Gritty with pain and betrayal and brutality, it also shines with an unexpected, life-changing love."

"A modern day slave, an international art dealer, and the unlikely woman who bound them together."

This book was introduced to me by my pastor's wife. I was a bit hesitant to read it because I enjoy reading books that are a bit more theological. True stories or biographies don't really sit high in my favorite genres to read, but I am so grateful that I read it anyway. I read this book in less than a week!

In the book we get to know Denver Moore and Ron Hall and Miss Debbie. Denver is a man who grew up abused by what was then called share-cropping. A business where the down and out are taken advantage of by rich, usually white, men. After a life of atrocious living conditions and grueling hard work, Denver hitches a train ride to Ft. Worth where he lives a life of a homeless man, scratching his way through life in order to stay alive. Ron Hall on the other hand, grows up working hard and later ends up art dealing. He finds that he has a talent for the trade and invests a whole lot of money and time living the American dream. His wife Debbie finds her true calling to help the down and out, the homeless, the broken and the purposely forgotten. Through her and her trials, Denver and Ron become more than just friends, they become brothers. Jesus is their commonality and they cling to Him through the good times and the bad. 

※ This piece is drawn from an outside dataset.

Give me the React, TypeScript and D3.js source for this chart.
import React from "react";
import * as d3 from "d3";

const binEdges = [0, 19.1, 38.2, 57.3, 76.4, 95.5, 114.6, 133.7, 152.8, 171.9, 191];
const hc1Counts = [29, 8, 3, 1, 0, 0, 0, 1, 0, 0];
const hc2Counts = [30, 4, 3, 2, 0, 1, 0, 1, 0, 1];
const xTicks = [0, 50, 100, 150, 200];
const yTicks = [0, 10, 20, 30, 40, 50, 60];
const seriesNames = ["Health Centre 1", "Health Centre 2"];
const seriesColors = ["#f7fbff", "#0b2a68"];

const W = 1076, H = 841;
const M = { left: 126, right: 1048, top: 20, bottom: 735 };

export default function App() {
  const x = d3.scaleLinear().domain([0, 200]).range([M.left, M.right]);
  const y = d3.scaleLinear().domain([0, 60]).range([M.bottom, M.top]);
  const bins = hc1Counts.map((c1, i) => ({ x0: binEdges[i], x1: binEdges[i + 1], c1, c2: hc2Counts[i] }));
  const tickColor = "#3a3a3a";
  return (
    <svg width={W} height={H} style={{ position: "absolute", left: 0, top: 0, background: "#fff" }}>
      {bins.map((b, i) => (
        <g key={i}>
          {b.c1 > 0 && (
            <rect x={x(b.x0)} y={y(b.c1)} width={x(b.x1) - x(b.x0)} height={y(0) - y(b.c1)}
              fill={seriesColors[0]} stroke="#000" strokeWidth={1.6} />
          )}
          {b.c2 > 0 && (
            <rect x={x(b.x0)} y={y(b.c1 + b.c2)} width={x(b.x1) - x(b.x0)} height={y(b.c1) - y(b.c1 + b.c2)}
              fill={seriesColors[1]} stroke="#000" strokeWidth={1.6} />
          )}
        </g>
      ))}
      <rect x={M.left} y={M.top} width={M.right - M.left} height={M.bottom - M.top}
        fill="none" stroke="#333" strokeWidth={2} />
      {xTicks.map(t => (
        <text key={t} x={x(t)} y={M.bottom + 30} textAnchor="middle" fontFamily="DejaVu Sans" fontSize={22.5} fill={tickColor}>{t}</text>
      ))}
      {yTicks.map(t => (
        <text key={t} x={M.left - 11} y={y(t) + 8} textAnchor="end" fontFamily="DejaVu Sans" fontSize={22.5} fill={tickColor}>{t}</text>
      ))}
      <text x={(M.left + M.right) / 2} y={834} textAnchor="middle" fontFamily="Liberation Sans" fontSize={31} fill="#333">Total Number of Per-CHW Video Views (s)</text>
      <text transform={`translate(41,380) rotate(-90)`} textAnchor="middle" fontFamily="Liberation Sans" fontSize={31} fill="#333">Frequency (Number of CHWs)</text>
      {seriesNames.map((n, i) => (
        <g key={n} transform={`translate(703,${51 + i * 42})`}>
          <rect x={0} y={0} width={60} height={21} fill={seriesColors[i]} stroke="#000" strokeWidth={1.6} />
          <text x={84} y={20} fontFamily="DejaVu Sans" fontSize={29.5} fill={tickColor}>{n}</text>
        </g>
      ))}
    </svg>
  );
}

Throughout the book there is sprinkled Denver's country wisdom and Biblical insights. There is love, lots of pain and glorious victory in these pages and it really inspired me to love unconditionally, just like Jesus loves me despite my shortcomings.    

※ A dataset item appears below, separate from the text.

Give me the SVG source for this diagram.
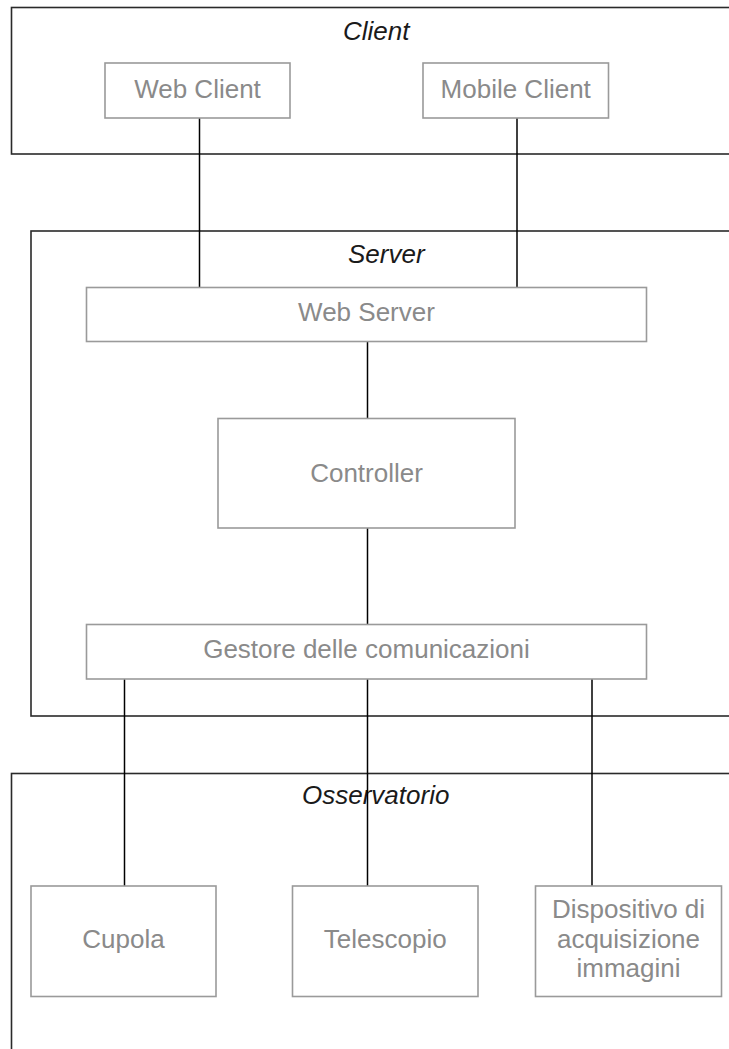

The book is written in a two person account setting. Denver speaks about his life, and Ron speaks on his. We get insight and perspectives from both of them. When Denver speaks the words are written phonetically with his "accent". This draws you closer into the book and you can almost hear Denver speaking to you through these words.

Warning: The book is a tear jerker and does give you a glimpse of the brutality of racism. There is a graphic scene of what some white men did to Denver. There are several times that  Denver uses the word "nigger" both as a horrible word used towards him and as part of his "vernacular". Ron uses the word, but not as him saying it, but more of his hearing of it. There are several drug references, nothing explicit though. A woman is also burned to death by a horrible accident and there is one reference to witchcraft or voodoo.

Rating: I give the book 5 out of 5 stars. There are so many wonderful quotes Denver uses and his insight and sensitivity to the work of Holy Spirit is a breath of fresh air. I honestly hope they make a movie out of this book. 

God tends to be found in unexpected places!